Read any credible research about what constitutes excellence in the secondary school classroom and the depth and quality of the teacher’s subject knowledge, their passion for their subject, are all that distinguishes it from mediocrity. That’s why great secondary teachers rarely bother with textbooks, except as support material.

As a very successful American high school principal put it some years ago, “They own the curriculum.” Not easy to do when you have Ofsted, school leaders who lack scholarship themselves and a plethora of politically motivated bands at the school gates, demanding you dance to their social mobility tune instead.

Confusing social mobility with education

The classroom is not a plaything for politicians. It’s a child’s one opportunity to learn from professionals who know more than they do, day after day.

Social mobility is a fortunate by-product of a good education: the cart not the horse.

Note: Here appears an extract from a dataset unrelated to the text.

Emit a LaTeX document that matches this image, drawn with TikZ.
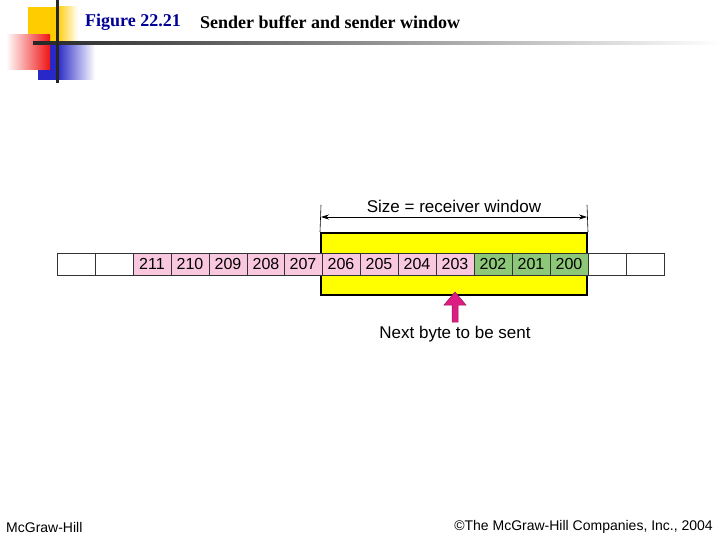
\documentclass[tikz,border=0pt]{standalone}
\usepackage{fontspec}
\setmainfont{Liberation Serif}
\newfontfamily\arialfont{Liberation Sans}
\usepackage{tikz}
\usetikzlibrary{arrows,arrows.meta,positioning}
\definecolor{cellpink}{RGB}{250,200,222}
\definecolor{cellgreen}{RGB}{140,200,120}
\definecolor{winyellow}{RGB}{255,255,0}
\definecolor{ptrpink}{RGB}{220,30,130}
\definecolor{titleblue}{RGB}{0,0,150}
\definecolor{decoyellow}{RGB}{255,204,0}
\definecolor{decored}{RGB}{240,20,20}
\definecolor{decoblue}{RGB}{40,40,200}

\tikzset{
  cell/.style={draw=black!80, line width=0.8pt, minimum width=38pt, minimum height=22pt,
    inner sep=0pt, font=\arialfont\fontsize{16}{16}\selectfont},
  window/.style={draw=black, line width=2pt, fill=winyellow, minimum width=266pt,
    minimum height=62pt, inner sep=0pt},
  label/.style={font=\arialfont\fontsize{17}{17}\selectfont, inner sep=0pt},
  pointer/.style={draw=ptrpink!70!black, fill=ptrpink, line width=0.5pt},
}

\begin{document}
\begin{tikzpicture}[x=1pt, y=-1pt, >={Stealth[length=8pt,width=5pt]}]
  \useasboundingbox (0,0) rectangle (720,540);

  % Slide decoration
  \fill[decoyellow] (28,7) rectangle (57,43);
  \shade[left color=decoyellow, right color=white] (57,7) rectangle (78,43);
  \fill[decoblue] (38,43) rectangle (57,80);
  \shade[left color=decoblue, right color=white] (57,43) rectangle (95,80);
  \shade[left color=white, right color=decored] (6,35) rectangle (50,70);
  \shade[left color=black!85, right color=white] (33,41.5) rectangle (720,44.5);
  \fill[black!85] (55.5,0) rectangle (58.5,83);

  % Title
  \node[anchor=west, font=\bfseries\fontsize{18}{18}\selectfont, text=titleblue, inner sep=0pt]
    (fig) at (85,22) {Figure 22.21};
  \node[anchor=west, font=\bfseries\fontsize{18}{18}\selectfont, inner sep=0pt]
    (title) at (200,22) {Sender buffer and sender window};

  % Sender window
  \node[window] (win) at (454,264) {};

  % Buffer
  \node[cell] (e1) at (76,264) {};
  \node[cell] (e2) at (114,264) {};
  \node[cell, fill=cellpink] (c211) at (152,264) {211};
  \node[cell, fill=cellpink] (c210) at (190,264) {210};
  \node[cell, fill=cellpink] (c209) at (228,264) {209};
  \node[cell, fill=cellpink] (c208) at (266,264) {208};
  \node[cell, fill=cellpink] (c207) at (303,264) {207};
  \node[cell, fill=cellpink] (c206) at (341,264) {206};
  \node[cell, fill=cellpink] (c205) at (379,264) {205};
  \node[cell, fill=cellpink] (c204) at (417,264) {204};
  \node[cell, fill=cellpink] (c203) at (455,264) {203};
  \node[cell, fill=cellgreen] (c202) at (493,264) {202};
  \node[cell, fill=cellgreen] (c201) at (531,264) {201};
  \node[cell, fill=cellgreen] (c200) at (569,264) {200};
  \node[cell] (e3) at (607,264) {};
  \node[cell] (e4) at (645,264) {};

  % Window size
  \coordinate (sl) at (321,205);
  \coordinate (sr) at (587,205);
  \draw[line width=0.6pt] (sl) -- (win.north west);
  \draw[line width=0.6pt] (sr) -- (win.north east);
  \draw[<->, line width=0.6pt] ([yshift=-12pt]sl) -- ([yshift=-12pt]sr);
  \node[label] (size) at (454,206) {Size = receiver window};

  % Next byte pointer
  \node[label] (next) at (455,334) {Next byte to be sent};
  \draw[pointer] (452,322) -- (458,322) -- (458,305) -- (466,305) -- (455,292)
    -- (444,305) -- (452,305) -- cycle;

  % Footer
  \node[anchor=west, font=\arialfont\fontsize{14}{14}\selectfont, inner sep=0pt]
    (pub) at (6,527) {McGraw-Hill};
  \node[anchor=east, font=\arialfont\fontsize{14}{14}\selectfont, inner sep=0pt]
    (copy) at (713,527) {©The McGraw-Hill Companies, Inc., 2004};
\end{tikzpicture}
\end{document}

Supported and bolstered by individuals and bodies who regard schools as the best platform on which to exercise their social conscience, political parties have crippled the ability of English state schools to deliver the same, high-quality educational experience, by making social mobility their entire purpose.

Even leaders in the private sector have fallen for this lie, as was clear from the way so many waded into the anti-grammar school campaign.

At a recent event in London that I attended, of the $18 billion (£14 billion) of private investment in education being forecast for Africa in the next five years, $8 billion will be aimed at 3-18 schooling. Half the population of Sub-Saharan Africa is under 25. In that region alone, $300million to $400million every year will be needed to build capacity in the sector. Fifteen cities there account for 40 per cent of Africa’s total economic output.

These parents aren’t interested in “social mobility.” They have neither the time, nor the refined, self-absorbed appetite that gossips about such luxuries. They are only interested in getting their children educated so that they can mobilise themselves; ideally into US, UK or other English-speaking universities.

Some years ago, I shared a desk for a whole year with the political agent of a senior member of the current shadow cabinet. The most recent Labour Party manifesto contained a promise to add VAT to private school fees.

When Tony Blair, leader of a different Labour Party altogether, entered government in 1997 it wasn’t the country’s economy, unemployment or foreign policy that topped his to-do list. It was the one thing that united an entire nation because the appalling situation was so profoundly unjust, so morally bankrupt, it required urgent, groundbreaking legislation that would set the reforming standard for the entire international community to follow…a ban on fox hunting.

Leaders of private schools, teachers who work in them, state and private investors in education everywhere might want to think about that, before Cirque du Corbyn makes that inevitable appearance at Camp Bestival.